Back in November we found out that St. Ann's Warehouse, the excellent performance space on Water Street in Dumbo, had made the ceremonial shortlist for a competition to redesign the beautiful 1830s tobacco warehouse across the street and, hours later, that their design (not pictured above) had been selected. But...
But then three community groups (Brooklyn Heights Association, the Fulton Ferry Landing Association and the New York Landmarks Conservancy) filed two lawsuits and the project was put on hold after the U.S. Justice Department asked the National Park Service (NPS) to verify the legality of the process by which the Brooklyn Bridge Park Corporation (BBPC) authorized that the Tobacco Warehouse was taken out of the nearby protected park land and made available for redevelopment. Still following? Ok, good: now the National Park Service has given the project its second blessing.
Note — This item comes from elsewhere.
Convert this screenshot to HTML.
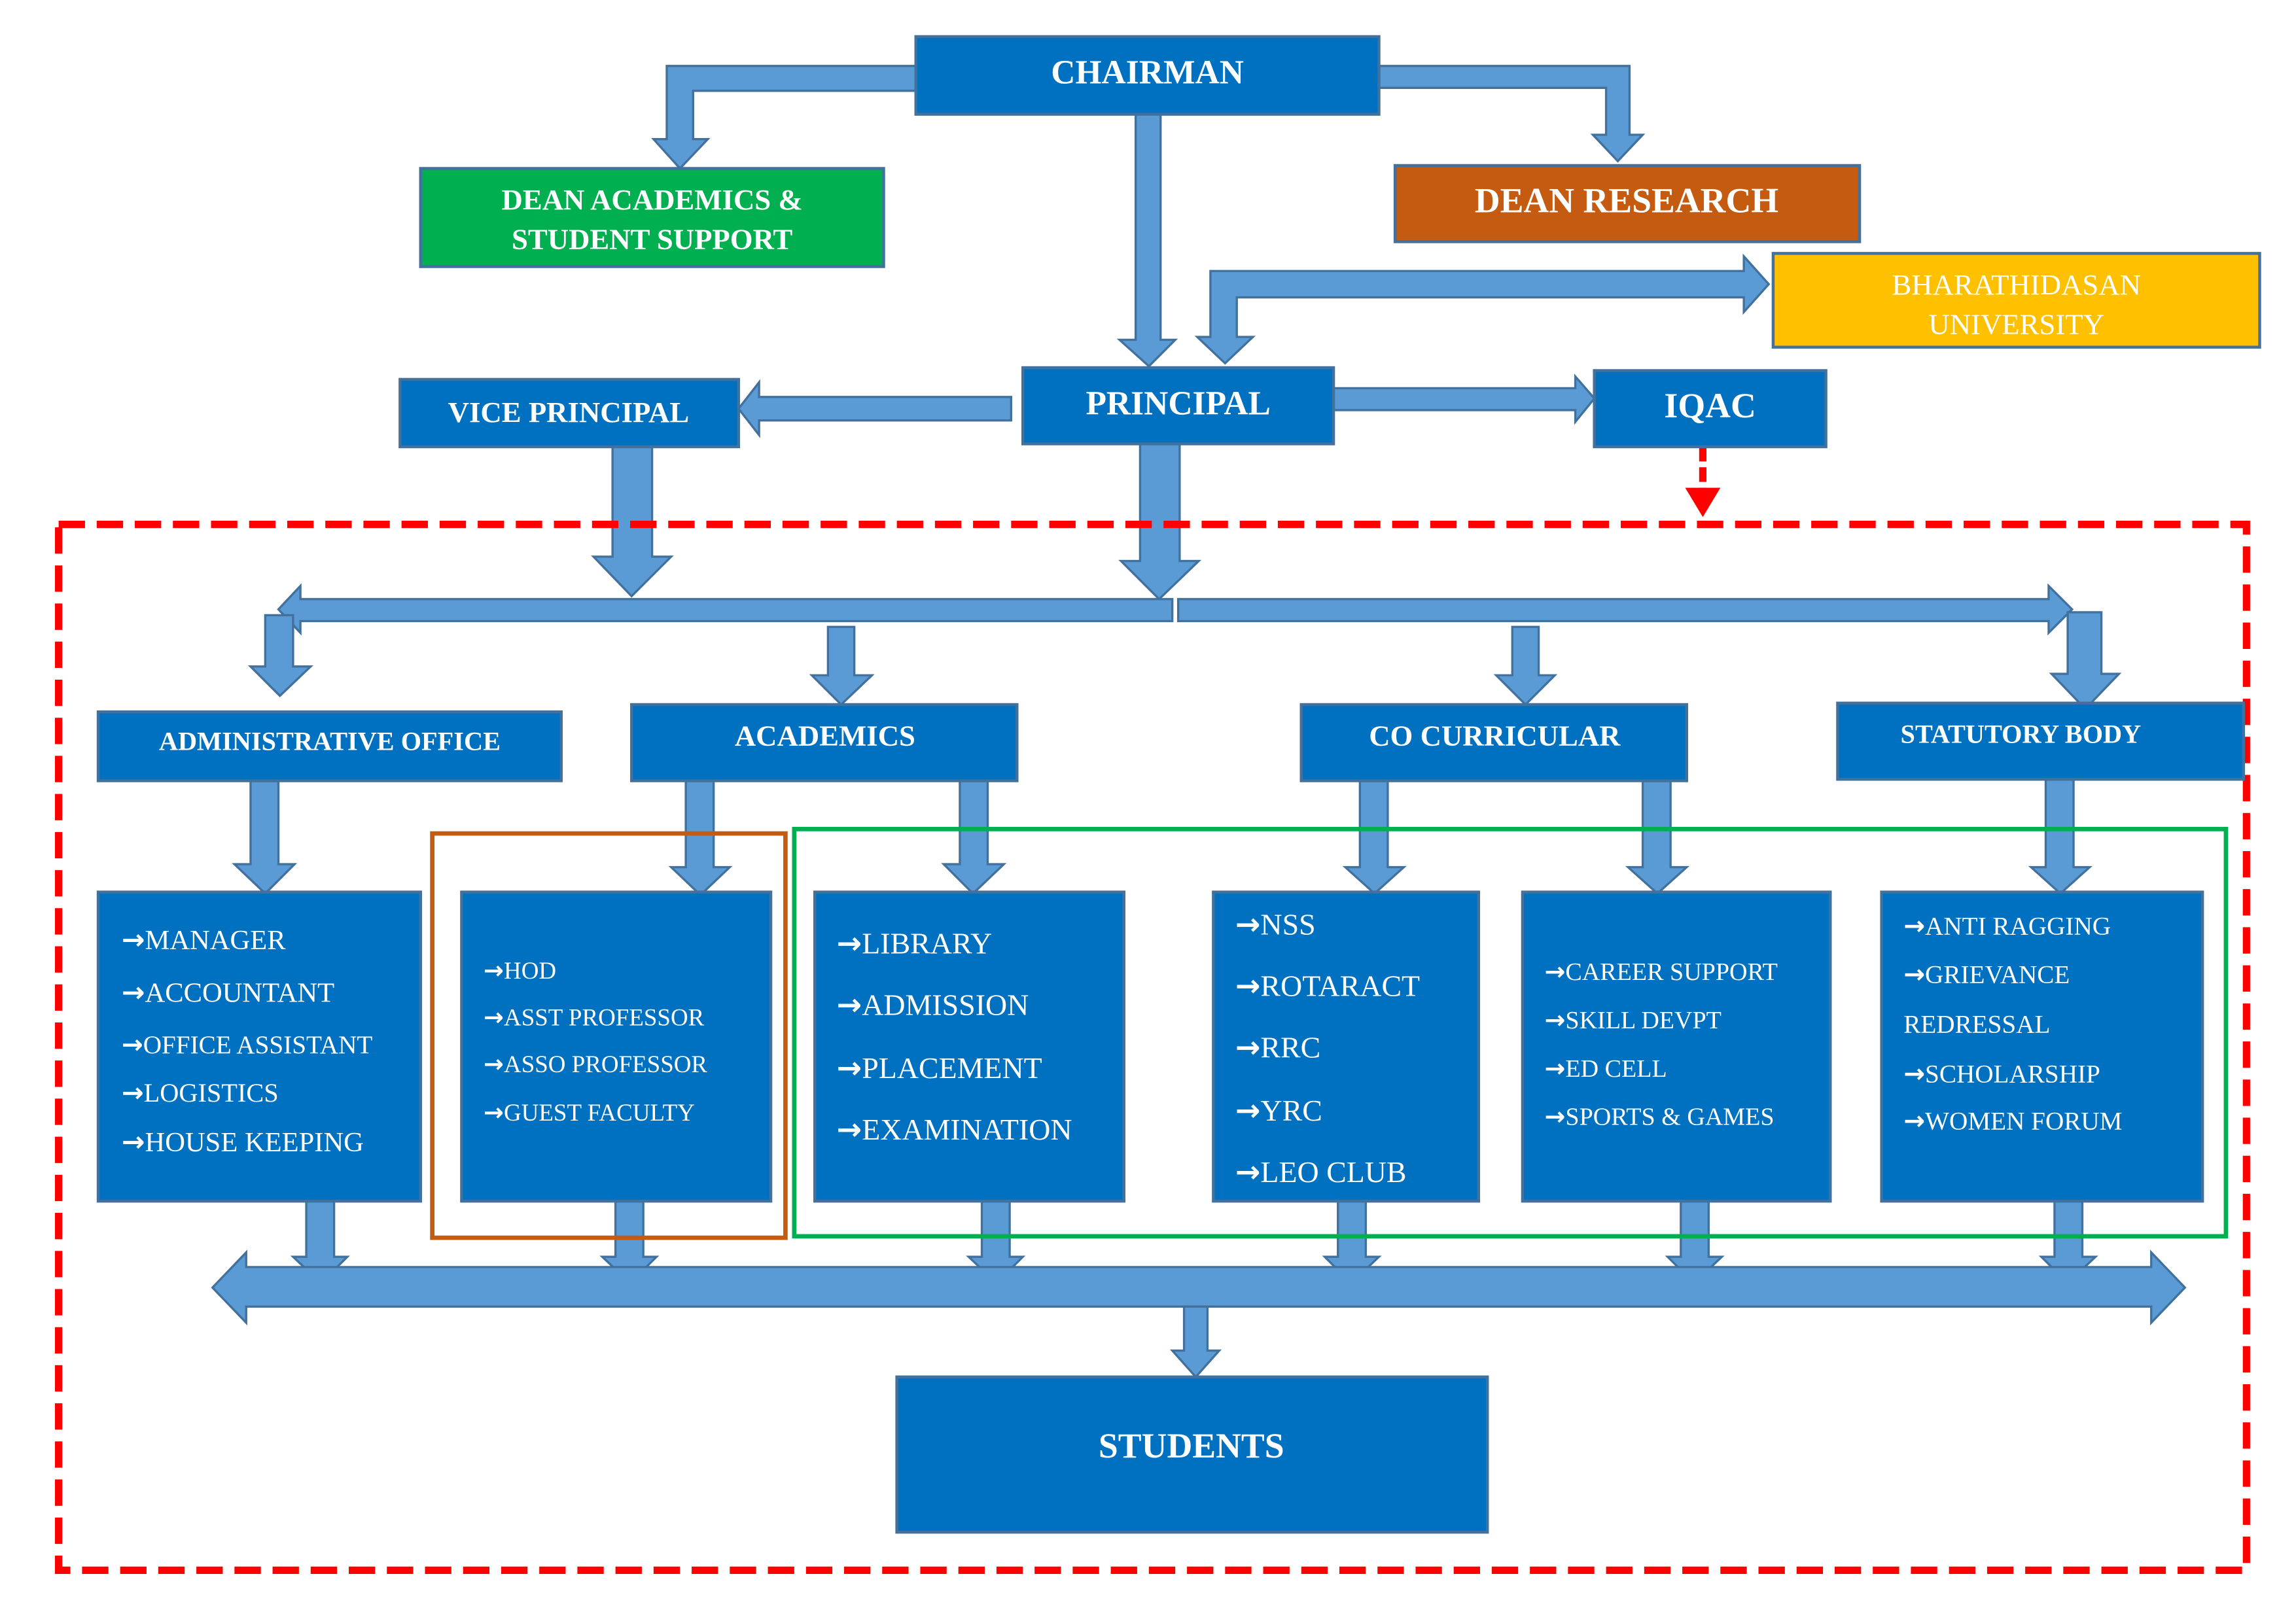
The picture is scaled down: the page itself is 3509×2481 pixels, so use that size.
<!DOCTYPE html>
<html><head><meta charset="utf-8"><style>
html,body{margin:0;padding:0;background:#fff;}
svg{display:block;}
text{font-family:"Liberation Serif",serif;fill:#fff;}
.h{font-weight:bold;}
.a{font-family:"DejaVu Sans",sans-serif;font-weight:bold;}
</style></head><body>
<svg width="3509" height="2481" viewBox="0 0 1566.8 1108" preserveAspectRatio="none" xmlns="http://www.w3.org/2000/svg">
<g fill="#5B9BD5" stroke="#41719C" stroke-width="1.5">
<polygon points="625,45 455,45 455,95 446,95 464,115 483,95 473,95 473,62 625,62"/>
<polygon points="941,45 1112,45 1112,92 1121,92 1104,110 1087,92 1096,92 1096,60 941,60"/>
<polygon points="775,78 792,78 792,232 802,232 784,250 764,232 775,232"/>
<polygon points="1190,185 1190,175 1207,194 1190,213 1190,203 844,203 844,230 855,230 836,248 817,230 826,230 826,185"/>
<polygon points="905,265 1075,265 1075,257 1088,272 1075,288 1075,280 905,280"/>
<polygon points="690,271 518,271 518,261 504,279 518,297 518,287 690,287"/>
<polygon points="418,305 445,305 445,380 458,380 431,407 405,380 418,380"/>
<polygon points="778,300 805,300 805,383 818,383 791,409 765,383 778,383"/>
<polygon points="800,409 205,409 205,400 190,416 205,432 205,424 800,424"/>
<polygon points="804,409 1398,409 1398,400 1414,416 1398,432 1398,424 804,424"/>
<polygon points="181,420 200,420 200,455 212,455 191,475 171,455 181,455"/>
<polygon points="1411,418 1434,418 1434,460 1446,460 1423,484 1400,460 1411,460"/>
<polygon points="565,428 583,428 583,461 595,461 574,481 554,461 565,461"/>
<polygon points="1032,428 1050,428 1050,461 1061,461 1041,481 1021,461 1032,461"/>
<polygon points="171,533 190,533 190,590 201,590 181,610 160,590 171,590"/>
<polygon points="468,533 487,533 487,592 498,592 478,611 458,592 468,592"/>
<polygon points="655,533 674,533 674,590 685,590 664,610 644,590 655,590"/>
<polygon points="928,533 947,533 947,592 958,592 938,610 918,592 928,592"/>
<polygon points="1121,533 1140,533 1140,592 1151,592 1131,610 1111,592 1121,592"/>
<polygon points="1396,532 1415,532 1415,592 1426,592 1406,610 1386,592 1396,592"/>
<polygon points="209,820 228,820 228,858 237,858 219,876 200,858 209,858"/>
<polygon points="420,820 439,820 439,858 448,858 430,876 411,858 420,858"/>
<polygon points="670,820 689,820 689,858 698,858 680,876 661,858 670,858"/>
<polygon points="913,820 932,820 932,858 941,858 922,876 904,858 913,858"/>
<polygon points="1147,820 1166,820 1166,858 1175,858 1156,876 1138,858 1147,858"/>
<polygon points="1402,820 1421,820 1421,858 1430,858 1411,876 1393,858 1402,858"/>
<polygon points="145,879 168,855 168,865 1468,865 1468,855 1491,879 1468,903 1468,892 168,892 168,903"/>
<polygon points="808,892 824,892 824,922 832,922 816,940 800,922 808,922"/>
</g>
<rect x="40" y="358" width="1493" height="714" fill="none" stroke="#FF0000" stroke-width="5" stroke-dasharray="18,8"/>
<rect x="295" y="569" width="241" height="276" fill="none" stroke="#C55A11" stroke-width="3"/>
<rect x="542" y="566" width="977" height="278" fill="none" stroke="#00B050" stroke-width="3"/>
<line x1="1162" y1="305" x2="1162" y2="336" stroke="#FF0000" stroke-width="5" stroke-dasharray="10,4"/>
<polygon points="1150,333 1174,333 1162,353" fill="#FF0000"/>
<g stroke="#41719C" stroke-width="2">
<rect x="625" y="25" width="316" height="53" fill="#0070C0"/>
<rect x="287" y="115" width="316" height="67" fill="#00B050"/>
<rect x="952" y="113" width="317" height="52" fill="#C55A11"/>
<rect x="1210" y="173" width="332" height="64" fill="#FFC000"/>
<rect x="698" y="251" width="212" height="52" fill="#0070C0"/>
<rect x="273" y="259" width="231" height="46" fill="#0070C0"/>
<rect x="1088" y="253" width="158" height="52" fill="#0070C0"/>
<rect x="67" y="486" width="316" height="47" fill="#0070C0"/>
<rect x="431" y="481" width="263" height="52" fill="#0070C0"/>
<rect x="888" y="481" width="263" height="52" fill="#0070C0"/>
<rect x="1254" y="480" width="277" height="52" fill="#0070C0"/>
<rect x="67" y="609" width="220" height="211" fill="#0070C0"/>
<rect x="315" y="609" width="211" height="211" fill="#0070C0"/>
<rect x="556" y="609" width="211" height="211" fill="#0070C0"/>
<rect x="828" y="609" width="181" height="211" fill="#0070C0"/>
<rect x="1039" y="609" width="210" height="211" fill="#0070C0"/>
<rect x="1284" y="609" width="219" height="211" fill="#0070C0"/>
<rect x="612" y="940" width="403" height="106" fill="#0070C0"/>
</g>
<g text-anchor="middle">
<text class="h" x="783" y="57" font-size="23">CHAIRMAN</text>
<text class="h" x="445" y="143" font-size="20">DEAN ACADEMICS &amp;</text>
<text class="h" x="445" y="170" font-size="20">STUDENT SUPPORT</text>
<text class="h" x="1110" y="145" font-size="24">DEAN RESEARCH</text>
<text x="1376" y="201" font-size="20">BHARATHIDASAN</text>
<text x="1376" y="228" font-size="20">UNIVERSITY</text>
<text class="h" x="804" y="283" font-size="23">PRINCIPAL</text>
<text class="h" x="388" y="288" font-size="20">VICE PRINCIPAL</text>
<text class="h" x="1167" y="285" font-size="24">IQAC</text>
<text class="h" x="225" y="512" font-size="18">ADMINISTRATIVE OFFICE</text>
<text class="h" x="563" y="509" font-size="20">ACADEMICS</text>
<text class="h" x="1020" y="509" font-size="20">CO CURRICULAR</text>
<text class="h" x="1379" y="507" font-size="18">STATUTORY BODY</text>
<text class="h" x="813" y="995" font-size="24">STUDENTS</text>
</g>
<g font-size="19">
<text x="83" y="648"><tspan class="a">→</tspan>MANAGER</text>
<text x="83" y="684"><tspan class="a">→</tspan>ACCOUNTANT</text>
<text x="83" y="719" font-size="17.5"><tspan class="a">→</tspan>OFFICE ASSISTANT</text>
<text x="83" y="752" font-size="18"><tspan class="a">→</tspan>LOGISTICS</text>
<text x="83" y="786"><tspan class="a">→</tspan>HOUSE KEEPING</text>
</g>
<g font-size="16.5">
<text x="330" y="668"><tspan class="a">→</tspan>HOD</text>
<text x="330" y="700"><tspan class="a">→</tspan>ASST PROFESSOR</text>
<text x="330" y="732"><tspan class="a">→</tspan>ASSO PROFESSOR</text>
<text x="330" y="765"><tspan class="a">→</tspan>GUEST FACULTY</text>
</g>
<g font-size="20.5">
<text x="571" y="651"><tspan class="a">→</tspan>LIBRARY</text>
<text x="571" y="693"><tspan class="a">→</tspan>ADMISSION</text>
<text x="571" y="736"><tspan class="a">→</tspan>PLACEMENT</text>
<text x="571" y="778"><tspan class="a">→</tspan>EXAMINATION</text>
</g>
<g font-size="20.5">
<text x="843" y="638"><tspan class="a">→</tspan>NSS</text>
<text x="843" y="680"><tspan class="a">→</tspan>ROTARACT</text>
<text x="843" y="722"><tspan class="a">→</tspan>RRC</text>
<text x="843" y="765"><tspan class="a">→</tspan>YRC</text>
<text x="843" y="807"><tspan class="a">→</tspan>LEO CLUB</text>
</g>
<g font-size="17">
<text x="1054" y="669"><tspan class="a">→</tspan>CAREER SUPPORT</text>
<text x="1054" y="702"><tspan class="a">→</tspan>SKILL DEVPT</text>
<text x="1054" y="735"><tspan class="a">→</tspan>ED CELL</text>
<text x="1054" y="768"><tspan class="a">→</tspan>SPORTS &amp; GAMES</text>
</g>
<g font-size="17.5">
<text x="1299" y="638"><tspan class="a">→</tspan>ANTI RAGGING</text>
<text x="1299" y="671"><tspan class="a">→</tspan>GRIEVANCE</text>
<text x="1299" y="705">REDRESSAL</text>
<text x="1299" y="739"><tspan class="a">→</tspan>SCHOLARSHIP</text>
<text x="1299" y="771"><tspan class="a">→</tspan>WOMEN FORUM</text>
</g>
</svg>
</body></html>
Gothamist reported that on Monday the NPS endorsed the BBPC move to hand control over the open-air structure to the theatrical presenter, decreeing that the Tobacco Warehouse was never intended exclusively for outdoor recreation, and permits for its use for community, private and/or commercial development. BBPC president Regina Myer issued this statement:
The National Park Service’s decision confirming that use of the Tobacco Warehouse is not restricted to outdoor recreation will allow for the preservation of this historic warehouse and reuse as a vibrant cultural and community venue. A world-class performance space and open-air garden will greatly benefit Brooklyn Bridge Park and the surrounding communities.
It’s clear that the National Park Service—an agency charged with protecting our public parkland—has reneged on this duty and has yielded to political pressure from City Hall. Our lawsuit continues, and we will litigate vigorously so that these "back room" deals do not rob the public of what is rightfully theirs.